▶ [Objective] Starting at the top of the listing, extract every line up to and including the one with "total_dates = 20". Pictures stay out of the copy.

++++

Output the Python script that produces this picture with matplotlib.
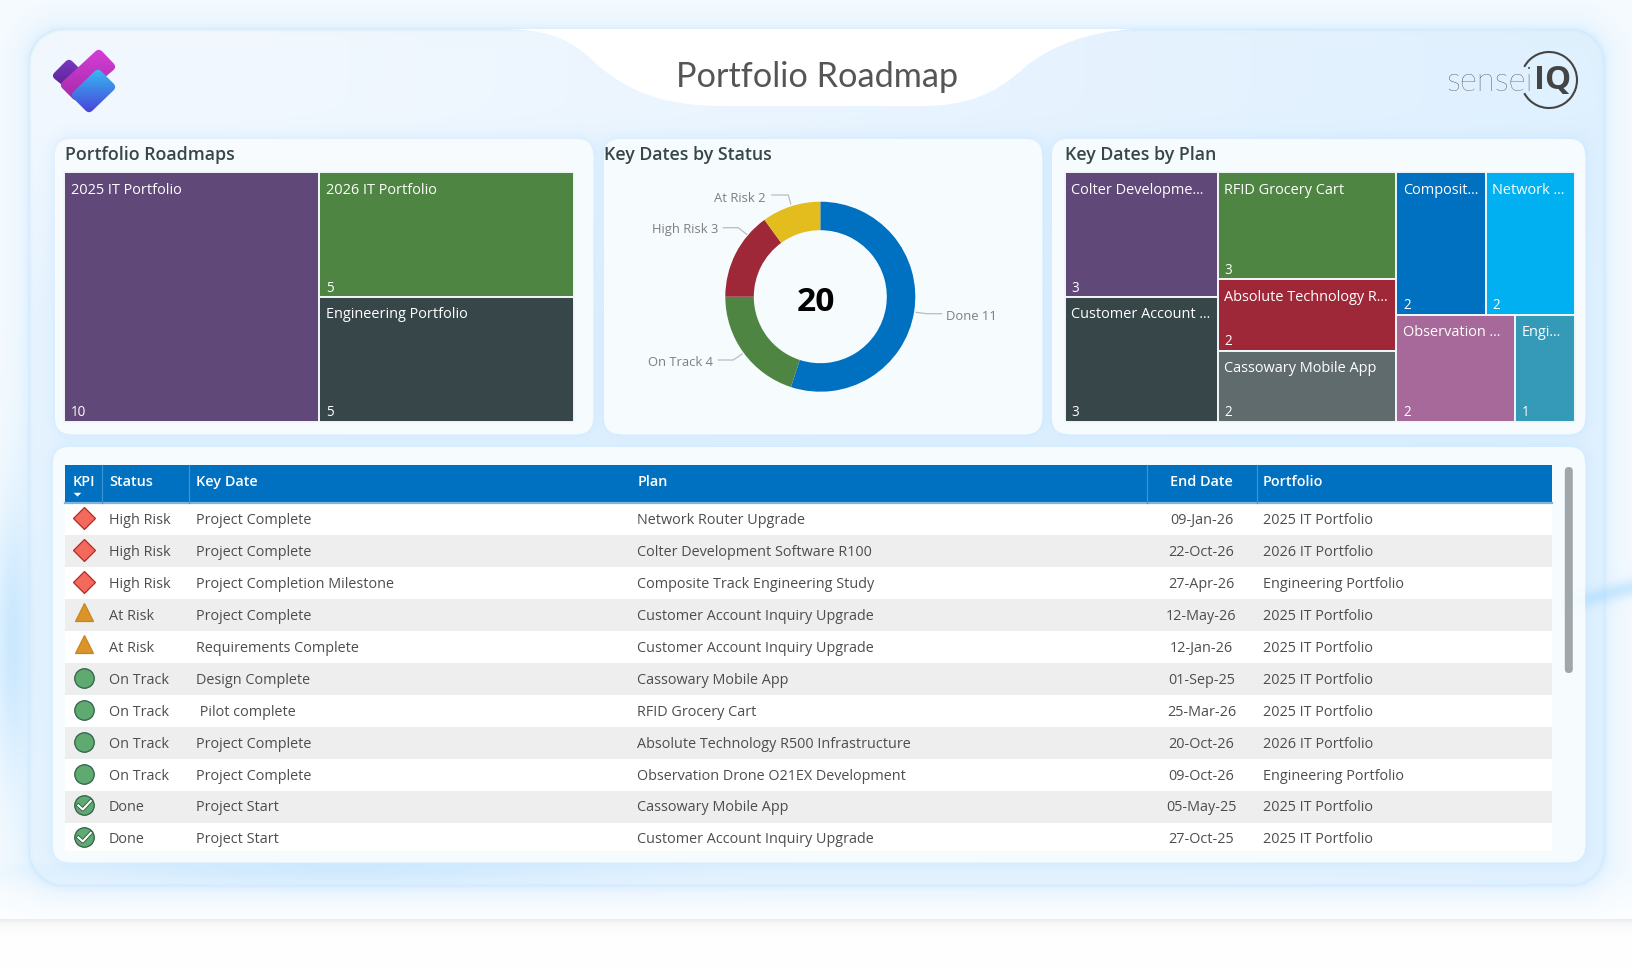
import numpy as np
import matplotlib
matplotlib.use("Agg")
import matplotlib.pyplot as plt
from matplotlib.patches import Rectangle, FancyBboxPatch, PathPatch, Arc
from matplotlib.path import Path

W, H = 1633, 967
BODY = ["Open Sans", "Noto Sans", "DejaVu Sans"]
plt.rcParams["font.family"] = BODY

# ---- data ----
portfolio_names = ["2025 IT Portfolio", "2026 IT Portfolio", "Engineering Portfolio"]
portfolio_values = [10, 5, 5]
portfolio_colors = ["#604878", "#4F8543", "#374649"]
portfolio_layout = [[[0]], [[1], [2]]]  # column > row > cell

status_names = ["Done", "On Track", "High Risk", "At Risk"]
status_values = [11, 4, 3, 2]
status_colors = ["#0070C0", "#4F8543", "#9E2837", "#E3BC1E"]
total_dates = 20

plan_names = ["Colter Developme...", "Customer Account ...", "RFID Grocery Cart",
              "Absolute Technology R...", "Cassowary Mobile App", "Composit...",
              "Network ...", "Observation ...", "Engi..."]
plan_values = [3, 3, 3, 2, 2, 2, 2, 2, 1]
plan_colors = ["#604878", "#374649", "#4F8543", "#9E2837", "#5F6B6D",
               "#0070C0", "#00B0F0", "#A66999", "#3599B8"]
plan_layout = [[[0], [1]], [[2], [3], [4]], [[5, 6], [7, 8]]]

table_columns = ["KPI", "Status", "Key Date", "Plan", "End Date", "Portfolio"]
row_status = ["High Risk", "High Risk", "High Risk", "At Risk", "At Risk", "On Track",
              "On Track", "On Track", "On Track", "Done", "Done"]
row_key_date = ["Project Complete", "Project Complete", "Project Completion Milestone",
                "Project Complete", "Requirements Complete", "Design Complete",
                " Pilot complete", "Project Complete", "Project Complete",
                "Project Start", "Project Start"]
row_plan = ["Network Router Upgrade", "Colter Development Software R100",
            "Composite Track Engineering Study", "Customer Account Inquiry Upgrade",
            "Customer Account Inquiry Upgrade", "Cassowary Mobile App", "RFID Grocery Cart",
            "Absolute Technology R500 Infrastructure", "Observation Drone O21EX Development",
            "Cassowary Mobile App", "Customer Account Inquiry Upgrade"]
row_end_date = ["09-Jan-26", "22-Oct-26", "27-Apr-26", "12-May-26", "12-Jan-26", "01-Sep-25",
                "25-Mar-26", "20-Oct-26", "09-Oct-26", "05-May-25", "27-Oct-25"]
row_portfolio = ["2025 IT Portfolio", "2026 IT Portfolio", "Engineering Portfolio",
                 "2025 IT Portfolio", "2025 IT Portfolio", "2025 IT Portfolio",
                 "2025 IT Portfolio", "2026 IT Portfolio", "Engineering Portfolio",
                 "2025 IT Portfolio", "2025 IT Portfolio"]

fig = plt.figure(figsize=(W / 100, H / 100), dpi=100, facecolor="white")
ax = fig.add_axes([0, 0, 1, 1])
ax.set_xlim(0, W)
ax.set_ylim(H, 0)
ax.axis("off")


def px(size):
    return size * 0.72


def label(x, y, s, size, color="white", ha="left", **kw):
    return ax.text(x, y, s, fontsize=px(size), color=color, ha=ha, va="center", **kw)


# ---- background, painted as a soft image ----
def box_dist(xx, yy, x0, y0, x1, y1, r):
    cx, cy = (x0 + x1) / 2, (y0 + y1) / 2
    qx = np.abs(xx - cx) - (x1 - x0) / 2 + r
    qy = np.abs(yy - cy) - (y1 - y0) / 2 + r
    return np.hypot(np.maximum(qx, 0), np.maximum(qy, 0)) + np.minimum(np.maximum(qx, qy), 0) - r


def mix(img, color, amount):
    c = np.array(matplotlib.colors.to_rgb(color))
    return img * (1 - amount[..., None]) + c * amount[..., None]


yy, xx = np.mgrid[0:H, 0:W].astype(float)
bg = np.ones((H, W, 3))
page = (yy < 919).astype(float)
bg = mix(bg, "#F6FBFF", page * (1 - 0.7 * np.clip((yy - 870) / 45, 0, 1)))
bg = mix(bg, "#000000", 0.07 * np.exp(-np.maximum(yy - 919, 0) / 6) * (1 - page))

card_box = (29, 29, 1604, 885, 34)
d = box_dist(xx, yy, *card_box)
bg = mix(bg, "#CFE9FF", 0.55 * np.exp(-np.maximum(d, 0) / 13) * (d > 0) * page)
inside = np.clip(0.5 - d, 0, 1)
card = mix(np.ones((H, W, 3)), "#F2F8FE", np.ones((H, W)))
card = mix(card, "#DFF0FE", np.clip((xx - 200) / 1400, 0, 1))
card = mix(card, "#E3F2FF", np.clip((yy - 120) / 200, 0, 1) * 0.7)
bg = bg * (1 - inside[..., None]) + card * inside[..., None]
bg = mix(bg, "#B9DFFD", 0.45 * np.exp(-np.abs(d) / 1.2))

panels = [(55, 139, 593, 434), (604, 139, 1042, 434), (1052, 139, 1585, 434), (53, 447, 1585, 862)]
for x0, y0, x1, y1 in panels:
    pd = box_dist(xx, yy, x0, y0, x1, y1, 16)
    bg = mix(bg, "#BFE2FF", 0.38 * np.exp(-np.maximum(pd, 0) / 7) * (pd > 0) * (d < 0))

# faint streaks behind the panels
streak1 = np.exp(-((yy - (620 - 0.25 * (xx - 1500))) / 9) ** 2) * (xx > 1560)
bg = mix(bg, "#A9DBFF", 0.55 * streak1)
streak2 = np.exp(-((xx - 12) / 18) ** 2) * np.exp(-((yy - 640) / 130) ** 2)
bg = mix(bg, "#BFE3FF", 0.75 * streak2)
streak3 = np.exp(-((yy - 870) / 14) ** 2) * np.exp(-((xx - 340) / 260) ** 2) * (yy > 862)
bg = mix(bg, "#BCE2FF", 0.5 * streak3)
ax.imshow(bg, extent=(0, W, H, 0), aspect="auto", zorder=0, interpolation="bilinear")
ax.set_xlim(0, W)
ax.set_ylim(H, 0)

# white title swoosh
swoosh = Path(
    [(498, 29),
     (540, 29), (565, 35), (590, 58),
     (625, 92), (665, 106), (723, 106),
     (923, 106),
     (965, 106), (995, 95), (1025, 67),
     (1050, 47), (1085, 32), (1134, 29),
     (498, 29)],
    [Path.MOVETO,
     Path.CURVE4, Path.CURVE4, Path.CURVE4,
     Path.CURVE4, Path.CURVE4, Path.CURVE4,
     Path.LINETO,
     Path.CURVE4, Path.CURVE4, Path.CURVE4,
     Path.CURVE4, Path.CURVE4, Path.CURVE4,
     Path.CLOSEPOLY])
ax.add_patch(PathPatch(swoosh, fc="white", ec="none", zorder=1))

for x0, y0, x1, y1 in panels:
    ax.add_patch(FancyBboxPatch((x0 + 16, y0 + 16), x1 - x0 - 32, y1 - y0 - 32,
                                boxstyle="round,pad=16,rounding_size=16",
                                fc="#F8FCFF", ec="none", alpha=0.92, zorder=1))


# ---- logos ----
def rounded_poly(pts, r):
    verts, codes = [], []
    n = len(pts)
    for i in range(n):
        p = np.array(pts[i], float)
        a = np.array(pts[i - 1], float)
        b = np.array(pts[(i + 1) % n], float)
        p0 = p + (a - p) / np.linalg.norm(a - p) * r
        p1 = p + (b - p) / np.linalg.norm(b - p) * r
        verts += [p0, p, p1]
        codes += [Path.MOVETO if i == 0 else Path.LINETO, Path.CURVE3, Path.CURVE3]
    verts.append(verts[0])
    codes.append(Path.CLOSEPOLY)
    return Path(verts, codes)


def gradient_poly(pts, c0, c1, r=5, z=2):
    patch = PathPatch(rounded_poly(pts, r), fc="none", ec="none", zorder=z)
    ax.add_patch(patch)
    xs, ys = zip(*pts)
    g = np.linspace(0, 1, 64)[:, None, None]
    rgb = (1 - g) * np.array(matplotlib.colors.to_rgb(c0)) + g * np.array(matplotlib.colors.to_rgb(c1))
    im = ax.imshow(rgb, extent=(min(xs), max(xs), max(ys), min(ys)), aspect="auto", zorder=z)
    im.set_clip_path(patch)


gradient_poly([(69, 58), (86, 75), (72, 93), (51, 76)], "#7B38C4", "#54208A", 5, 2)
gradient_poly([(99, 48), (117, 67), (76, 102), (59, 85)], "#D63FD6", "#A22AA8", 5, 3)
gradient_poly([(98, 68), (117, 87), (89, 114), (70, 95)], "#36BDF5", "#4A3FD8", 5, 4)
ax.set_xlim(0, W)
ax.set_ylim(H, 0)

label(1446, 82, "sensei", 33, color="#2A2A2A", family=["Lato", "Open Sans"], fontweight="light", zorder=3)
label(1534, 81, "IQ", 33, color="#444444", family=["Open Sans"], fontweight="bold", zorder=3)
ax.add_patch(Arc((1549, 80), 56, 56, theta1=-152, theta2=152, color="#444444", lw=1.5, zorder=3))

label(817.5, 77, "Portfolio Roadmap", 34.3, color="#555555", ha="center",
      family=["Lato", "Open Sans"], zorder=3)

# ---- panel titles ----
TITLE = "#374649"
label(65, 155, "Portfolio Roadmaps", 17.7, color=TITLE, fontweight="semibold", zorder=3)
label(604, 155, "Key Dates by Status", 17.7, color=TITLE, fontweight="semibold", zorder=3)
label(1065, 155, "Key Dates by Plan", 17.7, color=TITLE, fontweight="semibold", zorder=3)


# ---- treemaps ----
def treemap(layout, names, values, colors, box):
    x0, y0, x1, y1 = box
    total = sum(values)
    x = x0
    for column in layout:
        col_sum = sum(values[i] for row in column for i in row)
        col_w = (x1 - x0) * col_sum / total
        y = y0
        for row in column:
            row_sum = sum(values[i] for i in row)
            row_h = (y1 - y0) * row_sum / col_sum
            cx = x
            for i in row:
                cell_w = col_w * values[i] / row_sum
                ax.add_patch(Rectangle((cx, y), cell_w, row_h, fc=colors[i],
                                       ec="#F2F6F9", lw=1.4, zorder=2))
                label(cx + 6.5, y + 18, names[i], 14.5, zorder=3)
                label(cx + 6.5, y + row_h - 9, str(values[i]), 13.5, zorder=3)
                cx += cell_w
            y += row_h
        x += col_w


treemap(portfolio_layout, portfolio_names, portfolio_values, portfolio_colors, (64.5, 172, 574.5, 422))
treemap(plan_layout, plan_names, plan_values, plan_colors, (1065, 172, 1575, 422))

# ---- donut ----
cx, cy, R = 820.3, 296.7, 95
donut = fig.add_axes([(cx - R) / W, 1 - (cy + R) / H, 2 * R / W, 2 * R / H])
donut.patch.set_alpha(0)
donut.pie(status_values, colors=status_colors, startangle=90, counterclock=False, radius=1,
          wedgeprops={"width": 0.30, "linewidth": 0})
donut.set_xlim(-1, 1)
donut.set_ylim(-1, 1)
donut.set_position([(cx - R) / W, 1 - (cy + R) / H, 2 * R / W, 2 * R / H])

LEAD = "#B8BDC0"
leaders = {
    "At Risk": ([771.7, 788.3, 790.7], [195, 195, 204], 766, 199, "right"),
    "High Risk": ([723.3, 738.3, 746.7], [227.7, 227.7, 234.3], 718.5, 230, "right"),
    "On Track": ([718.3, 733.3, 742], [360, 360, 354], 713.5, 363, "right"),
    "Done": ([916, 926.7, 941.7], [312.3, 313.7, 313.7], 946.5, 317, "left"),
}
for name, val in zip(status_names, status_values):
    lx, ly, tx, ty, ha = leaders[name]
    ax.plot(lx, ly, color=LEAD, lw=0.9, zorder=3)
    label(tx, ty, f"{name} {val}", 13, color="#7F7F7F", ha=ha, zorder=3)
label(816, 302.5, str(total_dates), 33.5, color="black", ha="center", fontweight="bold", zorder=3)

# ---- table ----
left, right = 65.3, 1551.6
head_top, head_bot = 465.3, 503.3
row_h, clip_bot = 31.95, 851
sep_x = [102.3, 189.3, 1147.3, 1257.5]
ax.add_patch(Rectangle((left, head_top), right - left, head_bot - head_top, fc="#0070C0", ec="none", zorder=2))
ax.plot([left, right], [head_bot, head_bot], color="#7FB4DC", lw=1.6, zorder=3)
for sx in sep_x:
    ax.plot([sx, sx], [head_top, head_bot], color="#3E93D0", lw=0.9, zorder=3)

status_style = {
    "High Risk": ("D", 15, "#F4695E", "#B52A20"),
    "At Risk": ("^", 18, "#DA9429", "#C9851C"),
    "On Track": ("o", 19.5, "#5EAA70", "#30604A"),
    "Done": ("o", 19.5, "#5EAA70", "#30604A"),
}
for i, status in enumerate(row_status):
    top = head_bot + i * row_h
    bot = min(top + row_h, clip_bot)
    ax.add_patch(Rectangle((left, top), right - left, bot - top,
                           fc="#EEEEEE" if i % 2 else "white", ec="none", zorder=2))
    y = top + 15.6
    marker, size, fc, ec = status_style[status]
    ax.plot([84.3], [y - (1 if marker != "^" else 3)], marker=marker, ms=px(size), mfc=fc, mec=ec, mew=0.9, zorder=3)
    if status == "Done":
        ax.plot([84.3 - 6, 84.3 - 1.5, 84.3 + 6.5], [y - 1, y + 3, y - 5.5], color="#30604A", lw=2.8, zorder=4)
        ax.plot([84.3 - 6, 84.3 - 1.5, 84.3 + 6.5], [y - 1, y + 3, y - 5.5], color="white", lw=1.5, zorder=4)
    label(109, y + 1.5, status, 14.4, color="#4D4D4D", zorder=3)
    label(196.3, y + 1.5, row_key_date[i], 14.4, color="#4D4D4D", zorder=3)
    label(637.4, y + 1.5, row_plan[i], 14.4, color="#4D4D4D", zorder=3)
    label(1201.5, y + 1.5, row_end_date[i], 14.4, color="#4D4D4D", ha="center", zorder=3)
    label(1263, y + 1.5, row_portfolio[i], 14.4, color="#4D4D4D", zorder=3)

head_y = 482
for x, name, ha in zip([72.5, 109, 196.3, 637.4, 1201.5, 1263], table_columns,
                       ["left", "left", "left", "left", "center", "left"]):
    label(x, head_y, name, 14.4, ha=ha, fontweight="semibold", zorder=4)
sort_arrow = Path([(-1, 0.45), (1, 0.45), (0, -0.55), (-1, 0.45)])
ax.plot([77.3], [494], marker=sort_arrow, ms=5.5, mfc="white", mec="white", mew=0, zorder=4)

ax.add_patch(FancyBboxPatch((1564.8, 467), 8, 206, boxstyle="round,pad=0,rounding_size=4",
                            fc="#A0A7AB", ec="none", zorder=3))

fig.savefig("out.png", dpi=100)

++++

▶ [Worked solution]
Output the Python script that produces this picture with matplotlib.
import numpy as np
import matplotlib
matplotlib.use("Agg")
import matplotlib.pyplot as plt
from matplotlib.patches import Rectangle, FancyBboxPatch, PathPatch, Arc
from matplotlib.path import Path

W, H = 1633, 967
BODY = ["Open Sans", "Noto Sans", "DejaVu Sans"]
plt.rcParams["font.family"] = BODY

# ---- data ----
portfolio_names = ["2025 IT Portfolio", "2026 IT Portfolio", "Engineering Portfolio"]
portfolio_values = [10, 5, 5]
portfolio_colors = ["#604878", "#4F8543", "#374649"]
portfolio_layout = [[[0]], [[1], [2]]]  # column > row > cell

status_names = ["Done", "On Track", "High Risk", "At Risk"]
status_values = [11, 4, 3, 2]
status_colors = ["#0070C0", "#4F8543", "#9E2837", "#E3BC1E"]
total_dates = 20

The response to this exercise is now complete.